--- Data listing ---

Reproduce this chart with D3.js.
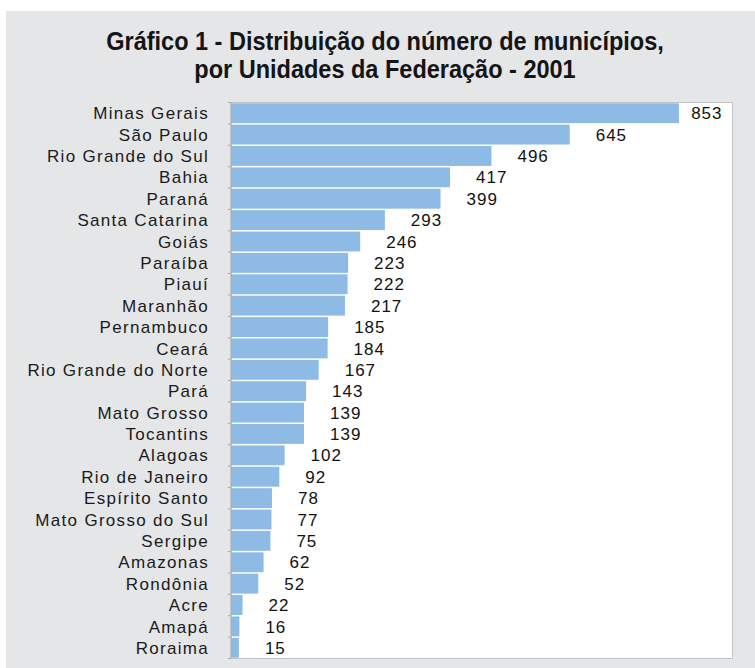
<!DOCTYPE html>
<html>
<head>
<meta charset="utf-8">
<script src="https://cdn.jsdelivr.net/npm/d3@7"></script>
<style>
  body { margin: 0; background: #fff; }
  svg { display: block; }
</style>
</head>
<body>
<div id="chart"></div>
<script>
// data
var states = ['Minas Gerais', 'São Paulo', 'Rio Grande do Sul', 'Bahia', 'Paraná',
  'Santa Catarina', 'Goiás', 'Paraíba', 'Piauí', 'Maranhão', 'Pernambuco', 'Ceará',
  'Rio Grande do Norte', 'Pará', 'Mato Grosso', 'Tocantins', 'Alagoas', 'Rio de Janeiro',
  'Espírito Santo', 'Mato Grosso do Sul', 'Sergipe', 'Amazonas', 'Rondônia', 'Acre',
  'Amapá', 'Roraima'];
var municipios = [853, 645, 496, 417, 399, 293, 246, 223, 222, 217, 185, 184, 167, 143,
  139, 139, 102, 92, 78, 77, 75, 62, 52, 22, 16, 15];
var titleLines = ['Gráfico 1 - Distribuição do número de municípios,',
  'por Unidades da Federação - 2001'];

// layout
var width = 755, height = 668;
var plot = {left: 231, top: 102.5, right: 732.5, bottom: 658.5};
var barColor = '#8dbbe5';
var panelColor = '#e5e6e8';
var borderColor = '#c4c4c4';
var labelFont = '"Liberation Sans", Arial, sans-serif';
var titleSqueeze = 0.94; // title face is a bit narrower than Arial bold

var svg = d3.select('#chart')
  .append('svg')
    .attr('width', width)
    .attr('height', height);

// gray panel
svg.append('rect')
    .attr('x', 6)
    .attr('y', 11)
    .attr('width', width - 6)
    .attr('height', height - 11)
    .attr('fill', panelColor);

// title
svg.append('g')
  .selectAll('text')
  .data(titleLines)
  .enter()
  .append('text')
    .attr('x', 385)
    .attr('y', function(d, i) { return 50 + i * 28; })
    .attr('text-anchor', 'middle')
    .style('font-family', '"Liberation Sans", Arial, sans-serif')
    .style('font-weight', 'bold')
    .style('font-size', '25px')
    .style('fill', '#141414')
    .text(function(d) { return d; })
    .attr('lengthAdjust', 'spacingAndGlyphs')
    .attr('textLength', function() { return this.getComputedTextLength() * titleSqueeze; });

// plot area
svg.append('rect')
    .attr('x', plot.left)
    .attr('y', plot.top)
    .attr('width', plot.right - plot.left)
    .attr('height', plot.bottom - plot.top)
    .attr('fill', '#fff')
    .attr('stroke', borderColor)
    .attr('stroke-width', 1);

var x = d3.scaleLinear()
    .domain([0, 955])
    .range([plot.left, plot.right]);

var y = d3.scaleBand()
    .domain(states)
    .range([plot.top, plot.bottom])
    .paddingInner(0.07)
    .paddingOuter(0.035);

// bars
svg.append('g')
  .selectAll('rect')
  .data(municipios)
  .enter()
  .append('rect')
    .attr('x', x(0))
    .attr('y', function(d, i) { return y(states[i]); })
    .attr('width', function(d) { return x(d) - x(0); })
    .attr('height', y.bandwidth())
    .attr('fill', barColor);

// left axis: ticks between categories
var tickYs = d3.range(states.length + 1).map(function(i) {
  return plot.top + i * (plot.bottom - plot.top) / states.length;
});
svg.append('g')
  .selectAll('line')
  .data(tickYs)
  .enter()
  .append('line')
    .attr('x1', plot.left - 3)
    .attr('x2', plot.left)
    .attr('y1', function(d) { return d; })
    .attr('y2', function(d) { return d; })
    .attr('stroke', '#aaa')
    .attr('stroke-width', 1);
svg.append('line')
    .attr('x1', plot.left)
    .attr('x2', plot.left)
    .attr('y1', plot.top)
    .attr('y2', plot.bottom)
    .attr('stroke', '#b0b0b0');

// category labels
svg.append('g')
  .selectAll('text')
  .data(states)
  .enter()
  .append('text')
    .attr('x', plot.left - 22)
    .attr('y', function(d) { return y(d) + y.bandwidth() / 2; })
    .attr('dy', '0.36em')
    .attr('text-anchor', 'end')
    .style('font-family', labelFont)
    .style('font-size', '17px')
    .style('letter-spacing', '1.3px')
    .style('fill', '#1a1a1a')
    .text(function(d) { return d; });

// value labels
svg.append('g')
  .selectAll('text')
  .data(municipios)
  .enter()
  .append('text')
    .attr('y', function(d, i) { return y(states[i]) + y.bandwidth() / 2; })
    .attr('dy', '0.36em')
    .style('font-family', labelFont)
    .style('font-size', '17px')
    .style('letter-spacing', '1px')
    .style('fill', '#111')
    .text(function(d) { return d; })
    .attr('x', function(d) {
      var w = this.getComputedTextLength();
      return Math.min(x(d) + 26, plot.right - 10 - w);
    });
</script>
</body>
</html>
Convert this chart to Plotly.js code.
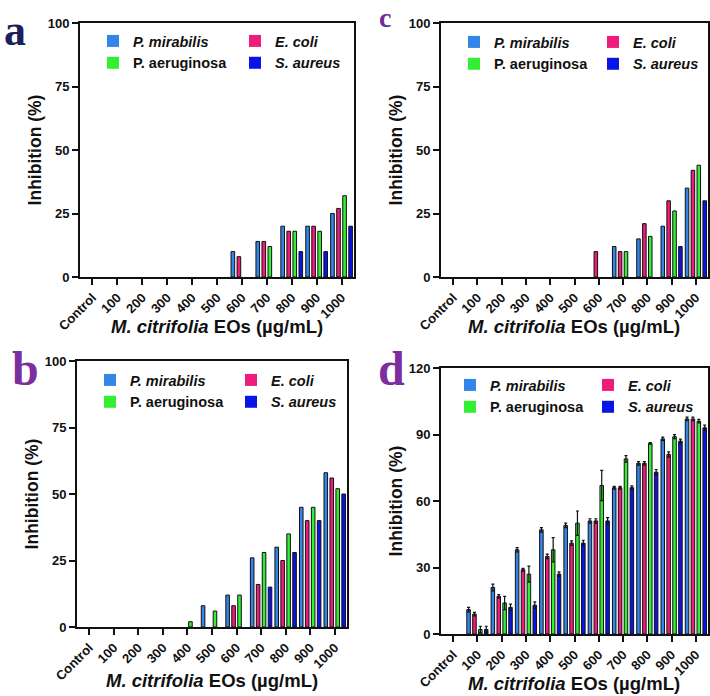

--- PROBLEM REQUIREMENTS ---
Transcribe the entries from their first line to the line that holds "Federação - 2001'];", both included, and skip every picture.

--- WRITTEN RESPONSE ---
Reproduce this chart with D3.js.
<!DOCTYPE html>
<html>
<head>
<meta charset="utf-8">
<script src="https://cdn.jsdelivr.net/npm/d3@7"></script>
<style>
  body { margin: 0; background: #fff; }
  svg { display: block; }
</style>
</head>
<body>
<div id="chart"></div>
<script>
// data
var states = ['Minas Gerais', 'São Paulo', 'Rio Grande do Sul', 'Bahia', 'Paraná',
  'Santa Catarina', 'Goiás', 'Paraíba', 'Piauí', 'Maranhão', 'Pernambuco', 'Ceará',
  'Rio Grande do Norte', 'Pará', 'Mato Grosso', 'Tocantins', 'Alagoas', 'Rio de Janeiro',
  'Espírito Santo', 'Mato Grosso do Sul', 'Sergipe', 'Amazonas', 'Rondônia', 'Acre',
  'Amapá', 'Roraima'];
var municipios = [853, 645, 496, 417, 399, 293, 246, 223, 222, 217, 185, 184, 167, 143,
  139, 139, 102, 92, 78, 77, 75, 62, 52, 22, 16, 15];
var titleLines = ['Gráfico 1 - Distribuição do número de municípios,',
  'por Unidades da Federação - 2001'];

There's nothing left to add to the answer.